Covad Communications Group Inc. is testing a technology that could enable non-Bell telephone companies to sell traditional local service -- a potential new mode of competition and consumer choice after a series of Bell regulatory victories which prompted AT&T Corp. and others to exit the market.
Covad, a leading provider of broadband DSL service over phone lines leased from the Bell monopolies, said Thursday it hopes to offer the new capability for use by prospective service providers by midyear.
The technology being deployed, provided by Nokia Corp. and Zhone Technologies Inc., sends a call from a home to the central office using an old-fashioned analog signal, then converts it to the digital format known as VoIP, or Voice-over-Internet Protocol.

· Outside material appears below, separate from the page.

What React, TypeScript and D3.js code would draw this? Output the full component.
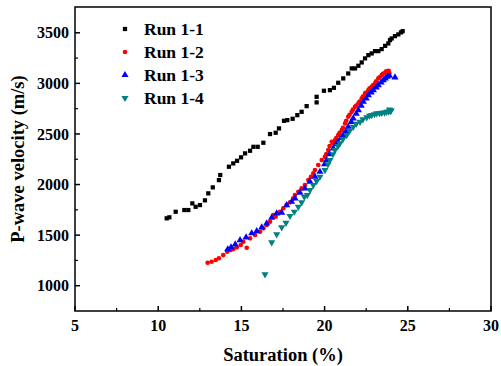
import React from 'react';
import * as d3 from 'd3';

// Run 1-1 (black squares)
const run11X = [10.51, 10.67, 11.05, 11.57, 11.81, 12.05, 12.25, 12.51, 12.81, 13.01, 13.28, 13.65, 13.73, 14.25, 14.51, 14.74, 14.98, 15.22, 15.52, 15.72, 15.98, 16.32, 16.72, 17.06, 17.26, 17.56, 17.76, 18.08, 18.36, 18.62, 18.92, 19.52, 19.52, 19.96, 20.32, 20.56, 20.82, 21.12, 21.42, 21.63, 21.83, 22.03, 22.23, 22.43, 22.63, 22.83, 23.03, 23.23, 23.43, 23.64, 23.83, 23.93, 24.03, 24.23, 24.43, 24.59, 24.69];
const run11Y = [1666, 1676, 1731, 1748, 1748, 1814, 1780, 1797, 1844, 1913, 1972, 2044, 2094, 2176, 2209, 2235, 2269, 2308, 2334, 2373, 2373, 2413, 2499, 2512, 2555, 2630, 2637, 2650, 2686, 2719, 2775, 2812, 2867, 2927, 2933, 2956, 3006, 3049, 3098, 3148, 3148, 3174, 3207, 3247, 3279, 3296, 3319, 3319, 3339, 3371, 3395, 3428, 3444, 3467, 3484, 3504, 3516];

// Run 1-2 (red circles)
const run12X = [12.97, 13.21, 13.46, 13.65, 13.91, 14.15, 14.36, 14.51, 14.72, 14.96, 15.11, 15.32, 15.52, 15.82, 16.12, 16.32, 16.52, 16.72, 16.92, 17.06, 17.32, 17.52, 17.72, 17.92, 18.12, 18.22, 18.42, 18.62, 18.82, 19.02, 19.18, 19.32, 19.42, 19.62, 19.83, 20.02, 20.1, 20.22, 20.3, 20.43, 20.5, 20.63, 20.7, 20.82, 20.9, 21.03, 21.1, 21.23, 21.3, 21.42, 21.5, 21.63, 21.7, 21.83, 21.9, 22.03, 22.1, 22.23, 22.3, 22.43, 22.5, 22.63, 22.7, 22.83, 22.9, 23.03, 23.1, 23.23, 23.3, 23.43, 23.5, 23.63, 23.7, 23.79, 23.85, 23.89];
const run12Y = [1227, 1237, 1254, 1271, 1303, 1336, 1353, 1363, 1379, 1402, 1435, 1375, 1468, 1501, 1533, 1567, 1600, 1632, 1698, 1682, 1731, 1765, 1797, 1824, 1863, 1896, 1929, 1962, 1995, 2044, 2077, 2110, 2143, 2193, 2242, 2274, 2300, 2341, 2380, 2423, 2410, 2439, 2460, 2489, 2510, 2538, 2560, 2604, 2630, 2670, 2690, 2719, 2740, 2768, 2780, 2802, 2820, 2851, 2870, 2901, 2910, 2933, 2950, 2966, 2980, 3000, 3020, 3049, 3060, 3082, 3095, 3105, 3120, 3115, 3125, 3099];

// Run 1-3 (blue triangles)
const run13X = [14.18, 14.38, 14.63, 14.92, 15.28, 15.62, 15.92, 16.22, 16.52, 16.82, 17.12, 17.42, 17.72, 18.02, 18.22, 18.52, 18.82, 19.12, 19.42, 19.72, 20.0, 20.13, 20.3, 20.52, 20.7, 20.82, 21.0, 21.12, 21.3, 21.42, 21.6, 21.72, 21.9, 22.03, 22.2, 22.33, 22.5, 22.63, 22.8, 22.93, 23.1, 23.23, 23.4, 23.53, 23.65, 23.77, 23.9, 24.23];
const run13Y = [1360, 1379, 1409, 1451, 1478, 1518, 1540, 1577, 1616, 1672, 1715, 1721, 1797, 1830, 1863, 1919, 1962, 2028, 2077, 2126, 2200, 2242, 2300, 2357, 2400, 2423, 2460, 2489, 2530, 2571, 2620, 2654, 2700, 2736, 2780, 2818, 2850, 2884, 2910, 2933, 2960, 2983, 3010, 3032, 3050, 3065, 3075, 3059];

// Run 1-4 (teal down-triangles)
const run14X = [16.42, 16.82, 17.12, 17.42, 17.68, 17.92, 18.18, 18.42, 18.62, 18.78, 18.96, 19.12, 19.32, 19.52, 19.72, 20.02, 20.2, 20.32, 20.5, 20.62, 20.8, 20.92, 21.1, 21.33, 21.5, 21.72, 21.9, 22.13, 22.3, 22.53, 22.7, 22.83, 23.0, 23.13, 23.3, 23.43, 23.6, 23.73, 23.85, 23.9, 23.97, 24.0];
const run14Y = [1113, 1429, 1508, 1577, 1622, 1689, 1731, 1780, 1824, 1879, 1896, 1945, 1995, 2034, 2077, 2143, 2200, 2242, 2300, 2341, 2380, 2407, 2450, 2489, 2530, 2571, 2600, 2620, 2645, 2664, 2680, 2686, 2695, 2703, 2705, 2709, 2712, 2719, 2722, 2740, 2726, 2735];

const seriesNames = ['Run 1-1', 'Run 1-2', 'Run 1-3', 'Run 1-4'];
const seriesColors = ['#000000', '#ff0000', '#0000ff', '#008080'];
const seriesXs = [run11X, run12X, run13X, run14X];
const seriesYs = [run11Y, run12Y, run13Y, run14Y];
const symbolTypes = [d3.symbolSquare, d3.symbolCircle, d3.symbolTriangle, d3.symbolTriangle];
const symbolSizes = [18, 17, 22, 22];

const xTicks = [5, 10, 15, 20, 25, 30];
const yTicks = [1000, 1500, 2000, 2500, 3000, 3500];

const W = 501;
const H = 366;
const margin = { top: 7, right: 10, bottom: 55, left: 75 };
const FONT = '"Liberation Serif", "Times New Roman", serif';

export default function App() {
  const x = d3.scaleLinear().domain([5, 30]).range([margin.left, W - margin.right]);
  const y = d3.scaleLinear().domain([750, 3755]).range([H - margin.bottom, margin.top]);

  const symbolPath = (i: number) => d3.symbol().type(symbolTypes[i]).size(symbolSizes[i])() || '';
  const xMinor = d3.range(7.5, 30, 5);
  const yMinor = d3.range(1250, 3750, 500);
  const x0 = margin.left;
  const x1 = W - margin.right;
  const y0 = H - margin.bottom;
  const y1 = margin.top;

  return (
    <svg width={W} height={H} style={{ position: 'absolute', left: 0, top: 0, background: '#fff' }} fontFamily={FONT}>
      {/* data */}
      {seriesXs.map((xs, si) => (
        <g key={si} fill={seriesColors[si]}>
          {xs.map((v, j) => (
            <path
              key={j}
              d={symbolPath(si)}
              transform={`translate(${x(v)},${y(seriesYs[si][j])})${si === 3 ? ' rotate(180)' : ''}`}
            />
          ))}
        </g>
      ))}

      {/* frame */}
      <rect x={x0} y={y1} width={x1 - x0} height={y0 - y1} fill="none" stroke="#000" strokeWidth={1.5} />

      {/* x ticks */}
      {xTicks.map(t => (
        <g key={t}>
          <line x1={x(t)} x2={x(t)} y1={y0} y2={y0 - 5} stroke="#000" strokeWidth={1.5} />
          <text x={x(t)} y={y0 + 20} textAnchor="middle" fontSize={16} fontWeight="bold">{t}</text>
        </g>
      ))}
      {xMinor.map(t => (
        <line key={t} x1={x(t)} x2={x(t)} y1={y0} y2={y0 - 3} stroke="#000" strokeWidth={1.2} />
      ))}

      {/* y ticks */}
      {yTicks.map(t => (
        <g key={t}>
          <line x1={x0} x2={x0 + 5} y1={y(t)} y2={y(t)} stroke="#000" strokeWidth={1.5} />
          <text x={x0 - 6} y={y(t)} dy="0.35em" textAnchor="end" fontSize={16} fontWeight="bold">{t}</text>
        </g>
      ))}
      {yMinor.map(t => (
        <line key={t} x1={x0} x2={x0 + 3} y1={y(t)} y2={y(t)} stroke="#000" strokeWidth={1.2} />
      ))}

      {/* axis titles */}
      <text x={(x0 + x1) / 2} y={361} textAnchor="middle" fontSize={18.5} fontWeight="bold">Saturation (%)</text>
      <text transform={`translate(24,${(y0 + y1) / 2}) rotate(-90)`} textAnchor="middle" fontSize={18.5} fontWeight="bold">P-wave velocity (m/s)</text>

      {/* legend */}
      {seriesNames.map((name, i) => (
        <g key={name} transform={`translate(125,${29 + i * 23})`}>
          <path d={symbolPath(i)} fill={seriesColors[i]} transform={i === 3 ? 'rotate(180)' : ''} />
          <text x={19} y={0} dy="0.35em" fontSize={17.5} fontWeight="bold">{name}</text>
        </g>
      ))}
    </svg>
  );
}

The VoIP signal is routed over the Internet to a separate facility with a "soft switch," which steers the call toward its ultimate destination.
By using VoIP, there's no need for Covad and its partners to lease any of the local Bell's equipment except the actual copper phone line which travels between the central office and a customer's premises.
That could prove to be a crucial cost benefit for would-be competitors to the four regional Bells, Verizon Communications Inc., SBC Communications Inc., BellSouth Corp., and Qwest Communications International Inc.
Recent court victories and federal rulings promise to free the Bells from rules which require them to lease their local network equipment to rivals at low government-set rates which had been designed to foster competition.
The low rates succeeded in prompting AT&T, MCI Corp. and others to enter the local phone business, luring more than 17 million customers away from the Bells by the middle of last year, according to government statistics.
But with the promise of a sharp increase in costs, expected by late 2005, AT&T and MCI stopped marketing the service last summer.
However, the sudden shift in the rules did not remove the requirement that the Bells lease their local copper lines at government-set rates.